++++ Supplied information

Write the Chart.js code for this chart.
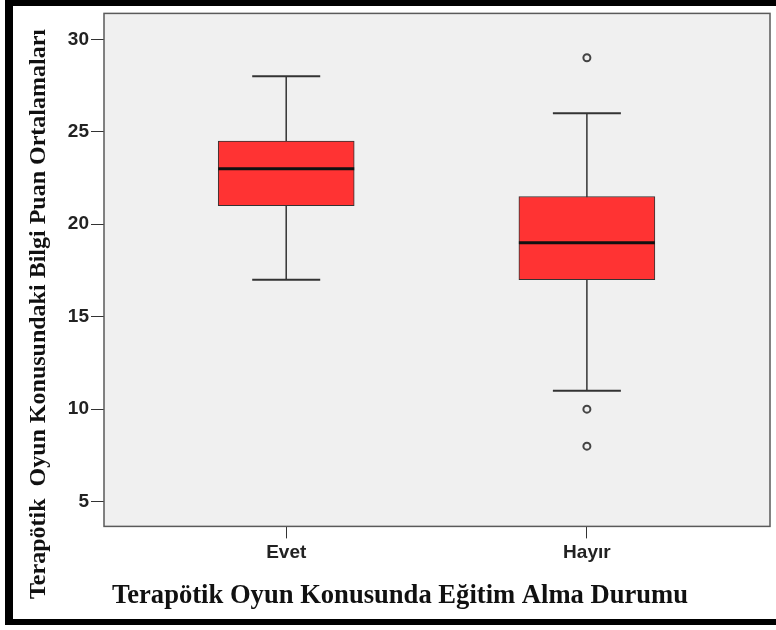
<!DOCTYPE html>
<html>
<head>
<meta charset="utf-8">
<script src="https://cdn.jsdelivr.net/npm/chart.js@4.4.0/dist/chart.umd.min.js"></script>
<style>
  body { margin: 0; background: #fff; }
  #wrap { position: relative; width: 776px; height: 630px; overflow: hidden; }
  #frame {
    position: absolute; left: 5px; top: 0; width: 800px; height: 625px;
    box-sizing: border-box; pointer-events: none;
    border-top: 6px solid #000; border-left: 8px solid #000; border-bottom: 6px solid #000;
  }
</style>
</head>
<body>
<div id="wrap">
  <canvas id="chart1" width="776" height="630"></canvas>
  <div id="frame"></div>
</div>
<script>
// gruplar ve kutu grafiği değerleri
const groups = ["Evet", "Hayır"];
const q1 = [21, 17];
const median = [23, 19];
const q3 = [24.5, 21.5];
const whiskerLow = [17, 11];
const whiskerHigh = [28, 26];
const outliers = [[], [29, 10, 8]];
const yTicks = [5, 10, 15, 20, 25, 30];

const yTitle = "Terapötik  Oyun Konusundaki Bilgi Puan Ortalamaları";
const xTitle = "Terapötik Oyun Konusunda Eğitim Alma Durumu";

function line(ctx, x1, y1, x2, y2) {
    ctx.beginPath();
    ctx.moveTo(x1, y1);
    ctx.lineTo(x2, y2);
    ctx.stroke();
}

// bıyıklar, medyan çizgisi ve çerçeve
const boxPlugin = {
    id: 'boxWhiskers',
    beforeDraw(chart) {
        const ctx = chart.ctx, a = chart.chartArea;
        ctx.save();
        ctx.fillStyle = '#fff';
        ctx.fillRect(0, 0, chart.width, chart.height);
        ctx.fillStyle = '#f0f0f0';
        ctx.fillRect(a.left, a.top, a.right - a.left, a.bottom - a.top);
        ctx.restore();
    },
    beforeDatasetsDraw(chart) {
        const ctx = chart.ctx;
        const xs = chart.scales.x, ys = chart.scales.y;
        const boxes = chart.getDatasetMeta(0).data;
        ctx.save();
        ctx.strokeStyle = '#333';
        groups.forEach((g, i) => {
            const px = xs.getPixelForValue(i);
            const half = boxes[i].width / 4;
            const lo = ys.getPixelForValue(whiskerLow[i]);
            const hi = ys.getPixelForValue(whiskerHigh[i]);
            ctx.lineWidth = 1.5;
            line(ctx, px, lo, px, hi);
            ctx.lineWidth = 2;
            line(ctx, px - half, lo, px + half, lo);
            line(ctx, px - half, hi, px + half, hi);
        });
        ctx.restore();
    },
    afterDatasetsDraw(chart) {
        const ctx = chart.ctx, a = chart.chartArea;
        const xs = chart.scales.x, ys = chart.scales.y;
        const boxes = chart.getDatasetMeta(0).data;
        ctx.save();
        ctx.strokeStyle = '#111';
        ctx.lineWidth = 3;
        groups.forEach((g, i) => {
            const px = xs.getPixelForValue(i);
            const half = boxes[i].width / 2;
            const my = ys.getPixelForValue(median[i]);
            line(ctx, px - half, my, px + half, my);
        });
        ctx.strokeStyle = '#5a5a5a';
        ctx.lineWidth = 1.5;
        ctx.strokeRect(a.left, a.top, a.right - a.left, a.bottom - a.top);
        ctx.restore();
    }
};

const boxData = groups.map((g, i) => ({ x: i, y: [q1[i], q3[i]] }));
const outlierData = [];
outliers.forEach((list, i) => list.forEach(v => outlierData.push({ x: i, y: v })));

const tickFont = { family: "'Liberation Sans', Arial, sans-serif", size: 19, weight: 'bold' };
const titleFont = { family: "'Liberation Serif', 'Times New Roman', serif", weight: 'bold', lineHeight: 1 };

new Chart(document.getElementById('chart1'), {
    type: 'bar',
    data: {
        datasets: [{
            type: 'bar',
            data: boxData,
            backgroundColor: '#ff3333',
            borderColor: '#333',
            borderWidth: 1,
            borderSkipped: false,
            barThickness: 136
        }, {
            type: 'scatter',
            data: outlierData,
            pointStyle: 'circle',
            pointRadius: 3.5,
            pointBorderWidth: 2,
            pointBorderColor: '#444',
            pointBackgroundColor: '#f0f0f0'
        }]
    },
    options: {
        responsive: false,
        animation: false,
        devicePixelRatio: 1,
        layout: { padding: { left: 27, right: 3, top: 11, bottom: 13 } },
        plugins: {
            legend: { display: false },
            tooltip: { enabled: false },
            title: {
                display: true,
                position: 'left',
                text: yTitle,
                color: '#111',
                padding: 0,
                font: Object.assign({ size: 24 }, titleFont)
            },
            subtitle: {
                display: true,
                position: 'bottom',
                text: xTitle,
                color: '#111',
                padding: { top: 0, bottom: 8 },
                font: Object.assign({ size: 26.6 }, titleFont)
            }
        },
        scales: {
            x: {
                type: 'linear',
                min: -0.606,
                max: 1.609,
                offset: false,
                afterBuildTicks: (s) => { s.ticks = groups.map((g, i) => ({ value: i })); },
                afterFit: (s) => { s.height = 56; },
                ticks: {
                    callback: (v) => groups[v],
                    font: tickFont,
                    color: '#222',
                    padding: 3,
                    maxRotation: 0,
                    autoSkip: false
                },
                grid: { drawOnChartArea: false, offset: false, tickLength: 12, tickColor: '#333' },
                border: { display: false }
            },
            y: {
                min: 3.66,
                max: 31.4,
                afterBuildTicks: (s) => { s.ticks = yTicks.map(v => ({ value: v })); },
                afterFit: (s) => { s.width = 53; },
                ticks: { font: tickFont, color: '#222', padding: 2 },
                grid: { drawOnChartArea: false, tickLength: 13, tickColor: '#333' },
                border: { display: false }
            }
        }
    },
    plugins: [boxPlugin]
});
</script>
</body>
</html>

++++++++

Directive
Do not include the images; transcribe the rest of the listing exactly.

Written answer
Write the Chart.js code for this chart.
<!DOCTYPE html>
<html>
<head>
<meta charset="utf-8">
<script src="https://cdn.jsdelivr.net/npm/chart.js@4.4.0/dist/chart.umd.min.js"></script>
<style>
  body { margin: 0; background: #fff; }
  #wrap { position: relative; width: 776px; height: 630px; overflow: hidden; }
  #frame {
    position: absolute; left: 5px; top: 0; width: 800px; height: 625px;
    box-sizing: border-box; pointer-events: none;
    border-top: 6px solid #000; border-left: 8px solid #000; border-bottom: 6px solid #000;
  }
</style>
</head>
<body>
<div id="wrap">
  <canvas id="chart1" width="776" height="630"></canvas>
  <div id="frame"></div>
</div>
<script>
// gruplar ve kutu grafiği değerleri
const groups = ["Evet", "Hayır"];
const q1 = [21, 17];
const median = [23, 19];
const q3 = [24.5, 21.5];
const whiskerLow = [17, 11];
const whiskerHigh = [28, 26];
const outliers = [[], [29, 10, 8]];
const yTicks = [5, 10, 15, 20, 25, 30];

const yTitle = "Terapötik  Oyun Konusundaki Bilgi Puan Ortalamaları";
const xTitle = "Terapötik Oyun Konusunda Eğitim Alma Durumu";

function line(ctx, x1, y1, x2, y2) {
    ctx.beginPath();
    ctx.moveTo(x1, y1);
    ctx.lineTo(x2, y2);
    ctx.stroke();
}

// bıyıklar, medyan çizgisi ve çerçeve
const boxPlugin = {
    id: 'boxWhiskers',
    beforeDraw(chart) {
        const ctx = chart.ctx, a = chart.chartArea;
        ctx.save();
        ctx.fillStyle = '#fff';
        ctx.fillRect(0, 0, chart.width, chart.height);
        ctx.fillStyle = '#f0f0f0';
        ctx.fillRect(a.left, a.top, a.right - a.left, a.bottom - a.top);
        ctx.restore();
    },
    beforeDatasetsDraw(chart) {
        const ctx = chart.ctx;
        const xs = chart.scales.x, ys = chart.scales.y;
        const boxes = chart.getDatasetMeta(0).data;
        ctx.save();
        ctx.strokeStyle = '#333';
        groups.forEach((g, i) => {
            const px = xs.getPixelForValue(i);
            const half = boxes[i].width / 4;
            const lo = ys.getPixelForValue(whiskerLow[i]);
            const hi = ys.getPixelForValue(whiskerHigh[i]);
            ctx.lineWidth = 1.5;
            line(ctx, px, lo, px, hi);
            ctx.lineWidth = 2;
            line(ctx, px - half, lo, px + half, lo);
            line(ctx, px - half, hi, px + half, hi);
        });
        ctx.restore();
    },
    afterDatasetsDraw(chart) {
        const ctx = chart.ctx, a = chart.chartArea;
        const xs = chart.scales.x, ys = chart.scales.y;
        const boxes = chart.getDatasetMeta(0).data;
        ctx.save();
        ctx.strokeStyle = '#111';
        ctx.lineWidth = 3;
        groups.forEach((g, i) => {
            const px = xs.getPixelForValue(i);
            const half = boxes[i].width / 2;
            const my = ys.getPixelForValue(median[i]);
            line(ctx, px - half, my, px + half, my);
        });
        ctx.strokeStyle = '#5a5a5a';
        ctx.lineWidth = 1.5;
        ctx.strokeRect(a.left, a.top, a.right - a.left, a.bottom - a.top);
        ctx.restore();
    }
};

const boxData = groups.map((g, i) => ({ x: i, y: [q1[i], q3[i]] }));
const outlierData = [];
outliers.forEach((list, i) => list.forEach(v => outlierData.push({ x: i, y: v })));

const tickFont = { family: "'Liberation Sans', Arial, sans-serif", size: 19, weight: 'bold' };
const titleFont = { family: "'Liberation Serif', 'Times New Roman', serif", weight: 'bold', lineHeight: 1 };

new Chart(document.getElementById('chart1'), {
    type: 'bar',
    data: {
        datasets: [{
            type: 'bar',
            data: boxData,
            backgroundColor: '#ff3333',
            borderColor: '#333',
            borderWidth: 1,
            borderSkipped: false,
            barThickness: 136
        }, {
            type: 'scatter',
            data: outlierData,
            pointStyle: 'circle',
            pointRadius: 3.5,
            pointBorderWidth: 2,
            pointBorderColor: '#444',
            pointBackgroundColor: '#f0f0f0'
        }]
    },
    options: {
        responsive: false,
        animation: false,
        devicePixelRatio: 1,
        layout: { padding: { left: 27, right: 3, top: 11, bottom: 13 } },
        plugins: {
            legend: { display: false },
            tooltip: { enabled: false },
            title: {
                display: true,
                position: 'left',
                text: yTitle,
                color: '#111',
                padding: 0,
                font: Object.assign({ size: 24 }, titleFont)
            },
            subtitle: {
                display: true,
                position: 'bottom',
                text: xTitle,
                color: '#111',
                padding: { top: 0, bottom: 8 },
                font: Object.assign({ size: 26.6 }, titleFont)
            }
        },
        scales: {
            x: {
                type: 'linear',
                min: -0.606,
                max: 1.609,
                offset: false,
                afterBuildTicks: (s) => { s.ticks = groups.map((g, i) => ({ value: i })); },
                afterFit: (s) => { s.height = 56; },
                ticks: {
                    callback: (v) => groups[v],
                    font: tickFont,
                    color: '#222',
                    padding: 3,
                    maxRotation: 0,
                    autoSkip: false
                },
                grid: { drawOnChartArea: false, offset: false, tickLength: 12, tickColor: '#333' },
                border: { display: false }
            },
            y: {
                min: 3.66,
                max: 31.4,
                afterBuildTicks: (s) => { s.ticks = yTicks.map(v => ({ value: v })); },
                afterFit: (s) => { s.width = 53; },
                ticks: { font: tickFont, color: '#222', padding: 2 },
                grid: { drawOnChartArea: false, tickLength: 13, tickColor: '#333' },
                border: { display: false }
            }
        }
    },
    plugins: [boxPlugin]
});
</script>
</body>
</html>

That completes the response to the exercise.